Available data:

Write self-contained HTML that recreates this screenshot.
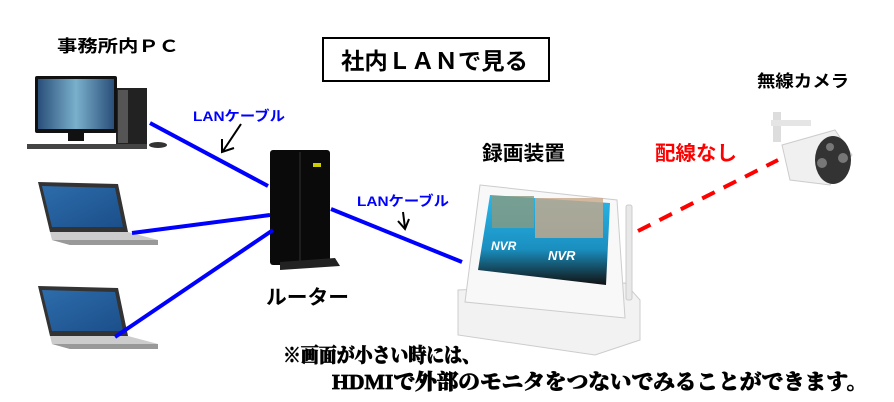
<!DOCTYPE html>
<html><head><meta charset="utf-8"><style>
html,body{margin:0;padding:0;background:#fff;}
svg{display:block}
.g{font-family:"Liberation Sans","Noto Sans CJK JP",sans-serif;font-weight:bold}
.s{font-family:"Liberation Serif","Noto Serif CJK SC",serif;font-weight:900;stroke:#000;stroke-width:0.7}
</style></head><body>
<svg width="894" height="402" viewBox="0 0 894 402" xmlns="http://www.w3.org/2000/svg">
<defs>
<linearGradient id="scr" x1="0" x2="1"><stop offset="0" stop-color="#2a4f7a"/><stop offset="0.5" stop-color="#7ab0cc"/><stop offset="1" stop-color="#2a4f7a"/></linearGradient>
<linearGradient id="lap" x1="0" y1="0" x2="1" y2="1"><stop offset="0" stop-color="#2d6cab"/><stop offset="1" stop-color="#1b4f8a"/></linearGradient>
<linearGradient id="nvr" x1="0" y1="0" x2="0" y2="1"><stop offset="0" stop-color="#2bb6e8"/><stop offset="0.6" stop-color="#1a8fc0"/><stop offset="1" stop-color="#111"/></linearGradient>
</defs>
<rect x="323" y="38" width="226" height="43" fill="#fff" stroke="#000" stroke-width="2"/>
<text x="341" y="69" class="g" font-size="23" textLength="187" lengthAdjust="spacingAndGlyphs">社内ＬＡＮで見る</text>
<text x="57" y="52" class="g" font-size="17" textLength="122" lengthAdjust="spacingAndGlyphs">事務所内ＰＣ</text>
<text x="757" y="87" class="g" font-size="17" textLength="92" lengthAdjust="spacingAndGlyphs">無線カメラ</text>
<rect x="116" y="88" width="31" height="57" fill="#222"/>
<rect x="118" y="90" width="10" height="53" fill="#555"/>
<rect x="35" y="76" width="82" height="57" rx="2" fill="#111"/>
<rect x="38" y="79" width="76" height="50" fill="url(#scr)"/>
<rect x="68" y="133" width="16" height="8" fill="#111"/>
<rect x="27" y="144" width="120" height="5" fill="#444"/>
<ellipse cx="158" cy="145" rx="9" ry="3" fill="#333"/>
<g id="lt">
<path d="M38 182 L118 184 L128 232 L50 232 Z" fill="#333"/>
<path d="M42 186 L115 188 L123 227 L52 227 Z" fill="url(#lap)"/>
<path d="M50 232 L128 232 L158 240 L158 245 L70 245 L52 240 Z" fill="#ccc"/>
<path d="M52 240 L158 240 L158 245 L70 245 Z" fill="#999"/>
</g>
<use href="#lt" y="104"/>
<rect x="270" y="150" width="60" height="115" rx="3" fill="#0a0a0a"/>
<line x1="300" y1="152" x2="300" y2="262" stroke="#333" stroke-width="1"/>
<path d="M280 262 L335 258 L340 266 L280 270 Z" fill="#222"/>
<rect x="313" y="163" width="8" height="4" fill="#cc0"/>
<path d="M458 290 L625 283 L640 300 L640 340 L595 355 L458 335 Z" fill="#f2f2f2" stroke="#ccc"/>
<rect x="626" y="205" width="6" height="95" rx="2" fill="#e8e8e8" stroke="#ccc"/>
<path d="M480 185 L617 200 L625 318 L465 302 Z" fill="#f8f8f8" stroke="#ccc"/>
<path d="M490 195 L610 203 L606 285 L478 270 Z" fill="url(#nvr)"/>
<rect x="535" y="198" width="68" height="40" fill="#c9a888" opacity="0.8"/>
<rect x="492" y="196" width="42" height="32" fill="#8a9a80" opacity="0.8"/>
<text x="491" y="250" font-family="Liberation Sans" font-weight="bold" font-style="italic" font-size="12" fill="#fff">NVR</text>
<text x="548" y="260" font-family="Liberation Sans" font-weight="bold" font-style="italic" font-size="13" fill="#fff">NVR</text>
<rect x="773" y="112" width="8" height="30" fill="#ddd"/>
<rect x="771" y="120" width="40" height="6" fill="#e5e5e5"/>
<path d="M782 145 L835 130 L852 155 L830 185 L790 180 Z" fill="#f0f0f0" stroke="#ccc"/>
<ellipse cx="833" cy="160" rx="18" ry="24" fill="#333"/>
<circle cx="822" cy="163" r="5" fill="#777"/><circle cx="843" cy="158" r="5" fill="#777"/><circle cx="830" cy="147" r="4" fill="#777"/>
<g stroke="#0000ff" stroke-width="4">
<line x1="150" y1="123" x2="268" y2="186"/>
<line x1="132" y1="233" x2="270" y2="215"/>
<line x1="115" y1="337" x2="273" y2="230"/>
<line x1="331" y1="209" x2="462" y2="262"/>
</g>
<line x1="638" y1="231" x2="778" y2="160" stroke="#ff0000" stroke-width="4" stroke-dasharray="14,10"/>
<g stroke="#000" stroke-width="2" fill="none">
<path d="M241 124 L223 151 M222 139 L222 152 L234 148"/>
<path d="M403 212 L405 228 M398 221 L405 229 L409 219"/>
</g>
<text x="193" y="121" class="g" font-size="14" fill="#0000ff" textLength="92" lengthAdjust="spacingAndGlyphs">LANケーブル</text>
<text x="357" y="206" class="g" font-size="14" fill="#0000ff" textLength="92" lengthAdjust="spacingAndGlyphs">LANケーブル</text>
<text x="266" y="304" class="g" font-size="20" textLength="83" lengthAdjust="spacingAndGlyphs">ルーター</text>
<text x="482" y="160" class="g" font-size="20" textLength="83" lengthAdjust="spacingAndGlyphs">録画装置</text>
<text x="655" y="160" class="g" font-size="20" fill="#ff0000" textLength="82" lengthAdjust="spacingAndGlyphs">配線なし</text>
<text x="283" y="362" class="s" font-size="20" textLength="197" lengthAdjust="spacingAndGlyphs">※画面が小さい時には、</text>
<text x="332" y="389" class="s" font-size="21" textLength="536" lengthAdjust="spacingAndGlyphs">HDMIで外部のモニタをつないでみることができます。</text>
</svg>
</body></html>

What you need to do: Transcribe the listing in full and omit the pictures.

Written reply:
Write self-contained HTML that recreates this screenshot.
<!DOCTYPE html>
<html><head><meta charset="utf-8"><style>
html,body{margin:0;padding:0;background:#fff;}
svg{display:block}
.g{font-family:"Liberation Sans","Noto Sans CJK JP",sans-serif;font-weight:bold}
.s{font-family:"Liberation Serif","Noto Serif CJK SC",serif;font-weight:900;stroke:#000;stroke-width:0.7}
</style></head><body>
<svg width="894" height="402" viewBox="0 0 894 402" xmlns="http://www.w3.org/2000/svg">
<defs>
<linearGradient id="scr" x1="0" x2="1"><stop offset="0" stop-color="#2a4f7a"/><stop offset="0.5" stop-color="#7ab0cc"/><stop offset="1" stop-color="#2a4f7a"/></linearGradient>
<linearGradient id="lap" x1="0" y1="0" x2="1" y2="1"><stop offset="0" stop-color="#2d6cab"/><stop offset="1" stop-color="#1b4f8a"/></linearGradient>
<linearGradient id="nvr" x1="0" y1="0" x2="0" y2="1"><stop offset="0" stop-color="#2bb6e8"/><stop offset="0.6" stop-color="#1a8fc0"/><stop offset="1" stop-color="#111"/></linearGradient>
</defs>
<rect x="323" y="38" width="226" height="43" fill="#fff" stroke="#000" stroke-width="2"/>
<text x="341" y="69" class="g" font-size="23" textLength="187" lengthAdjust="spacingAndGlyphs">社内ＬＡＮで見る</text>
<text x="57" y="52" class="g" font-size="17" textLength="122" lengthAdjust="spacingAndGlyphs">事務所内ＰＣ</text>
<text x="757" y="87" class="g" font-size="17" textLength="92" lengthAdjust="spacingAndGlyphs">無線カメラ</text>
<rect x="116" y="88" width="31" height="57" fill="#222"/>
<rect x="118" y="90" width="10" height="53" fill="#555"/>
<rect x="35" y="76" width="82" height="57" rx="2" fill="#111"/>
<rect x="38" y="79" width="76" height="50" fill="url(#scr)"/>
<rect x="68" y="133" width="16" height="8" fill="#111"/>
<rect x="27" y="144" width="120" height="5" fill="#444"/>
<ellipse cx="158" cy="145" rx="9" ry="3" fill="#333"/>
<g id="lt">
<path d="M38 182 L118 184 L128 232 L50 232 Z" fill="#333"/>
<path d="M42 186 L115 188 L123 227 L52 227 Z" fill="url(#lap)"/>
<path d="M50 232 L128 232 L158 240 L158 245 L70 245 L52 240 Z" fill="#ccc"/>
<path d="M52 240 L158 240 L158 245 L70 245 Z" fill="#999"/>
</g>
<use href="#lt" y="104"/>
<rect x="270" y="150" width="60" height="115" rx="3" fill="#0a0a0a"/>
<line x1="300" y1="152" x2="300" y2="262" stroke="#333" stroke-width="1"/>
<path d="M280 262 L335 258 L340 266 L280 270 Z" fill="#222"/>
<rect x="313" y="163" width="8" height="4" fill="#cc0"/>
<path d="M458 290 L625 283 L640 300 L640 340 L595 355 L458 335 Z" fill="#f2f2f2" stroke="#ccc"/>
<rect x="626" y="205" width="6" height="95" rx="2" fill="#e8e8e8" stroke="#ccc"/>
<path d="M480 185 L617 200 L625 318 L465 302 Z" fill="#f8f8f8" stroke="#ccc"/>
<path d="M490 195 L610 203 L606 285 L478 270 Z" fill="url(#nvr)"/>
<rect x="535" y="198" width="68" height="40" fill="#c9a888" opacity="0.8"/>
<rect x="492" y="196" width="42" height="32" fill="#8a9a80" opacity="0.8"/>
<text x="491" y="250" font-family="Liberation Sans" font-weight="bold" font-style="italic" font-size="12" fill="#fff">NVR</text>
<text x="548" y="260" font-family="Liberation Sans" font-weight="bold" font-style="italic" font-size="13" fill="#fff">NVR</text>
<rect x="773" y="112" width="8" height="30" fill="#ddd"/>
<rect x="771" y="120" width="40" height="6" fill="#e5e5e5"/>
<path d="M782 145 L835 130 L852 155 L830 185 L790 180 Z" fill="#f0f0f0" stroke="#ccc"/>
<ellipse cx="833" cy="160" rx="18" ry="24" fill="#333"/>
<circle cx="822" cy="163" r="5" fill="#777"/><circle cx="843" cy="158" r="5" fill="#777"/><circle cx="830" cy="147" r="4" fill="#777"/>
<g stroke="#0000ff" stroke-width="4">
<line x1="150" y1="123" x2="268" y2="186"/>
<line x1="132" y1="233" x2="270" y2="215"/>
<line x1="115" y1="337" x2="273" y2="230"/>
<line x1="331" y1="209" x2="462" y2="262"/>
</g>
<line x1="638" y1="231" x2="778" y2="160" stroke="#ff0000" stroke-width="4" stroke-dasharray="14,10"/>
<g stroke="#000" stroke-width="2" fill="none">
<path d="M241 124 L223 151 M222 139 L222 152 L234 148"/>
<path d="M403 212 L405 228 M398 221 L405 229 L409 219"/>
</g>
<text x="193" y="121" class="g" font-size="14" fill="#0000ff" textLength="92" lengthAdjust="spacingAndGlyphs">LANケーブル</text>
<text x="357" y="206" class="g" font-size="14" fill="#0000ff" textLength="92" lengthAdjust="spacingAndGlyphs">LANケーブル</text>
<text x="266" y="304" class="g" font-size="20" textLength="83" lengthAdjust="spacingAndGlyphs">ルーター</text>
<text x="482" y="160" class="g" font-size="20" textLength="83" lengthAdjust="spacingAndGlyphs">録画装置</text>
<text x="655" y="160" class="g" font-size="20" fill="#ff0000" textLength="82" lengthAdjust="spacingAndGlyphs">配線なし</text>
<text x="283" y="362" class="s" font-size="20" textLength="197" lengthAdjust="spacingAndGlyphs">※画面が小さい時には、</text>
<text x="332" y="389" class="s" font-size="21" textLength="536" lengthAdjust="spacingAndGlyphs">HDMIで外部のモニタをつないでみることができます。</text>
</svg>
</body></html>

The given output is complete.